Für eine entspannte Rückreise hatten wir zudem den Weg in mehrere Etappen aufgeteilt. Zuerst ging es mit dem Bus von Porto ins spanische Vigo und von dort weiter mit dem Zug nach Madrid. Hier hatten wir einen Tag Aufenthalt, um die Hauptstadt Spaniens ein wenig kennenzulernen.
Die nächste Etappe führte uns mit dem Zug nach Barcelona und von dort mit dem Bus weiter nach Perpignan. Nach einer Übernachtung in der südfranzösischen Kleinstadt ging es dann am nächsten Tag mit dem TGV über Paris nach Hause.

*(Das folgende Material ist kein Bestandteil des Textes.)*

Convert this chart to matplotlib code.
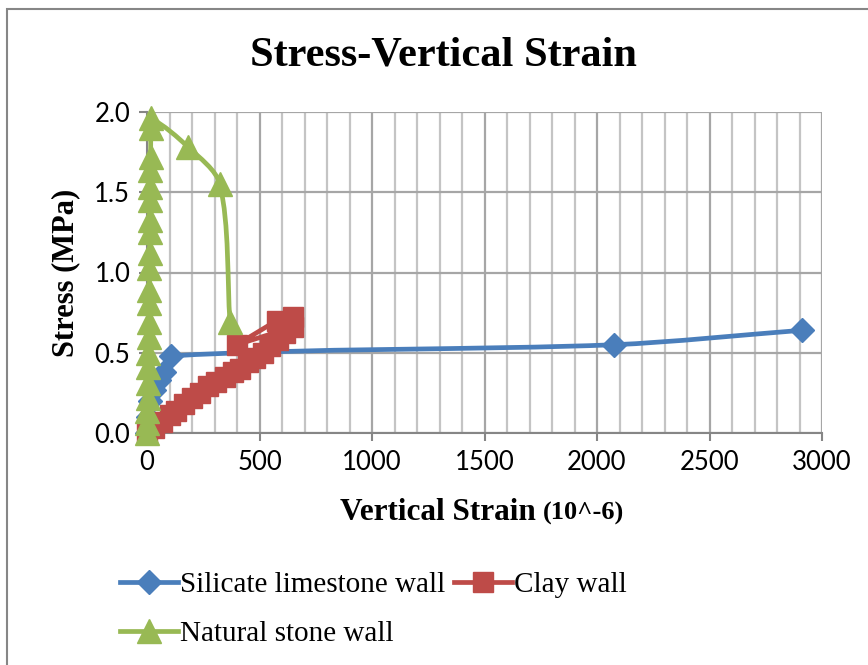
import matplotlib
matplotlib.use("Agg")
import matplotlib.pyplot as plt
import numpy as np
from matplotlib.path import Path
from matplotlib.patches import PathPatch, Rectangle
from matplotlib.ticker import MultipleLocator

# data
silicate_x = [0, 5, 15, 30, 55, 75, 105, 2075, 2910]
silicate_y = [0.0, 0.10, 0.20, 0.27, 0.33, 0.38, 0.48, 0.55, 0.64]

clay_x = [0, 30, 65, 100, 130, 165, 200, 235, 270, 305, 345, 380, 415, 450,
          480, 515, 547, 580, 613, 649, 399, 576, 649]
clay_y = [0.0, 0.03, 0.07, 0.11, 0.14, 0.18, 0.22, 0.25, 0.29, 0.32, 0.35, 0.38,
          0.40, 0.44, 0.47, 0.50, 0.54, 0.58, 0.62, 0.66, 0.55, 0.70, 0.72]

stone_x = [0, 1, 2, 3, 4, 5, 6, 7, 8, 9, 10, 11, 12, 13, 13, 14, 15, 15, 16,
           17, 18, 184, 324, 369]
stone_y = [0.0, 0.06, 0.14, 0.22, 0.31, 0.41, 0.50, 0.60, 0.69, 0.81, 0.89,
           1.03, 1.12, 1.25, 1.33, 1.45, 1.53, 1.64, 1.72, 1.90, 1.96, 1.78,
           1.55, 0.69]

BLUE = "#4A7EBB"
RED = "#BE4B48"
GREEN = "#98B954"
GRAY = "#868686"
SERIF = "Liberation Serif"


def smooth_path(ax, xs, ys):
    """Smoothed line (bezier) built in display space; control arms are capped
    by the segment length so uneven spacing doesn't make loops."""
    pts = ax.transData.transform(np.column_stack([xs, ys]))
    n = len(pts)

    def tangent(i):
        d = pts[min(i + 1, n - 1)] - pts[max(i - 1, 0)]
        norm = np.hypot(*d)
        return d / norm if norm else d

    verts = [pts[0]]
    codes = [Path.MOVETO]
    for i in range(n - 1):
        p1, p2 = pts[i], pts[i + 1]
        seg = np.hypot(*(p2 - p1))
        c1 = p1 + tangent(i) * seg * 0.3
        c2 = p2 - tangent(i + 1) * seg * 0.3
        verts += [c1, c2, p2]
        codes += [Path.CURVE4] * 3
    verts = ax.transData.inverted().transform(np.array(verts))
    return Path(verts, codes)


fig = plt.figure(figsize=(8.68, 6.65), dpi=100)
ax = fig.add_axes([147 / 868, 1 - 433 / 665, 675 / 868, 321 / 665])
ax.set_xlim(0, 3000)
ax.set_ylim(0, 2.0)

# outer chart border (cropped on the right/bottom)
fig.patches.append(Rectangle((7 / 868, -0.1), 1.2, 1 - 9 / 665 + 0.1,
                             transform=fig.transFigure, fill=False,
                             edgecolor=GRAY, lw=1.5))

# gridlines
ax.xaxis.set_major_locator(MultipleLocator(500))
ax.xaxis.set_minor_locator(MultipleLocator(100))
ax.yaxis.set_major_locator(MultipleLocator(0.5))
ax.grid(True, which="minor", axis="x", color="#C4C4C4", lw=1.6)
ax.grid(True, which="major", axis="x", color="#A6A6A6", lw=1.6)
ax.grid(True, which="major", axis="y", color="#A6A6A6", lw=1.6)
ax.set_axisbelow(True)
for s in ["top", "right"]:
    ax.spines[s].set_visible(False)
for s in ["left", "bottom"]:
    ax.spines[s].set_color(GRAY)
    ax.spines[s].set_linewidth(1.5)
ax.tick_params(which="major", direction="out", length=6, width=1.5, color=GRAY,
               labelsize=18.5, pad=6)
ax.tick_params(which="minor", length=0)
ax.set_yticks([0, 0.5, 1.0, 1.5, 2.0])
ax.set_yticklabels(["0.0", "0.5", "1.0", "1.5", "2.0"])
for lab in ax.get_xticklabels() + ax.get_yticklabels():
    lab.set_family("Lato")

# series
ax.add_patch(PathPatch(smooth_path(ax, silicate_x, silicate_y), fill=False,
                       edgecolor=BLUE, lw=3.4, zorder=3, clip_on=False))
ax.plot(silicate_x, silicate_y, ls="none", marker="D", ms=12, color=BLUE,
        zorder=3.1, clip_on=False)
ax.plot(clay_x, clay_y, color=RED, lw=3.4, zorder=4, clip_on=False)
ax.plot(clay_x, clay_y, ls="none", marker="s", ms=15, color=RED,
        zorder=4.1, clip_on=False)
ax.add_patch(PathPatch(smooth_path(ax, stone_x, stone_y), fill=False,
                       edgecolor=GREEN, lw=3.4, zorder=5, clip_on=False))
ax.plot(stone_x, stone_y, ls="none", marker="^", ms=17, color=GREEN,
        zorder=5.1, clip_on=False)

# legend proxies
l1, = ax.plot([], [], color=BLUE, lw=3.4, marker="D", ms=12)
l2, = ax.plot([], [], color=RED, lw=3.4, marker="s", ms=15)
l3, = ax.plot([], [], color=GREEN, lw=3.4, marker="^", ms=17)

fig.text(443 / 868, 1 - 55 / 665, "Stress-Vertical Strain", ha="center",
         va="center", family=SERIF, weight="bold", fontsize=30.5)
ax.set_ylabel("Stress (MPa)", family=SERIF, weight="bold", fontsize=22,
              labelpad=10)
base_y = 1 - 520 / 665
xl = fig.text(340 / 868, base_y, "Vertical Strain", ha="left",
              va="baseline", family=SERIF, weight="bold", fontsize=22.5)
fig.canvas.draw()
bb = xl.get_window_extent().transformed(fig.transFigure.inverted())
fig.text(bb.x1 + 7 / 868, base_y, "(10^-6)", ha="left", va="baseline",
         family=SERIF, weight="bold", fontsize=19)

fig.legend([l1, l3, l2], ["Silicate limestone wall", "Natural stone wall",
                          "Clay wall"],
           ncol=2, loc="upper left", bbox_to_anchor=(120 / 868, 1 - 572 / 665),
           frameon=False, prop={"family": SERIF, "size": 21},
           handlelength=2.0, handletextpad=0.05, columnspacing=0.3,
           labelspacing=0.75, borderpad=0, borderaxespad=0)

fig.savefig("out.png", dpi=100)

Reisen ohne Flugzeug – Was für ein Sommer!
Zahllose grandiose Bands, viele neue Bekanntschaften und Unmengen schöne Erlebnisse … Dieser Sommer war, nicht zuletzt durch das klimafreundliche Reisen ohne Flugzeug, ein absoluter Knaller!
Wäre es nur um die schnellstmögliche An- und Abreise gegangen hätten wir spannende Städte wie Girona, Lissabon oder Madrid nicht besucht, keine interessanten Unterhaltungen im BlaBlaCar gehabt, den wunderschönen Sonnenuntergang in Hendaye verpasst … Anders als bei Flugreisen ist hier also der Weg durchaus auch das Ziel.
Für Viele ist das Flugzeug natürlich immer noch das Verkehrsmittel der Wahl, auch für Ziele in relativ kurzer Entfernung. Das ist sicher nachvollziehbar: Fliegen ist dank Subventionen spottbillig und deutlich schneller. Reisen mit Bus und Bahn hingegen erfordern oft mehr Planung, sind teurer und dauern meist länger. Sie lohnen sich trotzdem, denn die Möglichkeit Land und Leute besser kennenzulernen ist unbezahlbar und liefert weitaus bessere Erlebnisse und Stories. Von den positiven ökologischen Effekten des klimafreundlichen Reisens ganz zu schweigen.
Vielleicht willst du also bei der nächsten Urlaubsplanung in Erwägung ziehen, die An- und Abreise ohne Flugzeug zu bewältigen. Strecken unter 1.000 bis 1.500 Kilometer lassen sich meiner Erfahrung nach oft gut bewältigen.
Für mehr Informationen zum Thema findest du Infos bei Organisationen wie Stay Grounded oder Back-on-Track.